Thursday, June 10, 2010

The Magic of the Dance

The amazing thing about this dance is what's unspoken: you're talking to someone without words. As you become a better speaker, as you find people who you can talk with more easily and often, and now and then profoundly, the conversation gets more intense, more delicate.

Think about this for a moment: what sorts of conversations do you have with people without words?

So when it works, when two people somehow make this dance work, this non-verbal communication of some fair subtlety, well.  Those are some fine moments.  They can be very affecting.  Intimate.
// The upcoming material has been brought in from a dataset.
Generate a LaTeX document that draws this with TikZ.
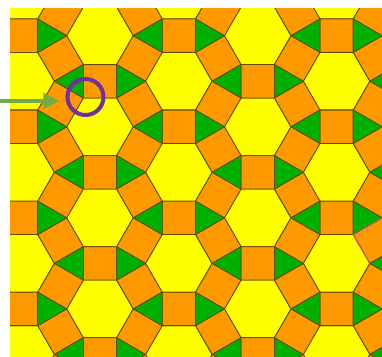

Tonight I met a stranger, and with barely two words spoken between us, we stepped onto the floor and we danced. From the first movement I knew it was something special.  Uncommonly smooth, slow. Velvety. As the music gathered itself and leapt, luxuriated, and wound around, I remembered why I do this insanely hard dance, with all its frustrations and agonies.  For a few dances, I felt the grace and rightness of the world.  It was a bit like being in love.

But this fellow who was a stranger before we danced and was something else after was no more to be held onto than a rainbow. So we exchanged a smile, a thank-you, and we both went on to our next partners. That's how it goes.  The moments are what you get.

And for a few glorious moments last night, it all came together. For a few moments last night, the birds sang, the flowers bloomed, and I Danced.

Wednesday, June 2, 2010

That Oil Spill Thing

How about that Oil Spill, eh?  Sure is big.


Yeah, I was angry. Outraged. Then I was incredulous.  Then I was angry again.  Pissed.

And then, somehow, I stopped thinking about it. At least until the news came on again, and then - angry, outraged, incredulous.  Then I stopped thinking about it.  Why?

It's just too big, and I'm just too small.  My fantasies about stuffing BP execs down the hole to see if their big [egos / capatalist short-sighted stupidity / asses - pick your fave] might plug it notwithstanding, there's just nothing I can do.

Nothing I can do about what could be the biggest environmental disaster of our time. If I think about it, I'll feel - sick. Scared. Angry. Outraged.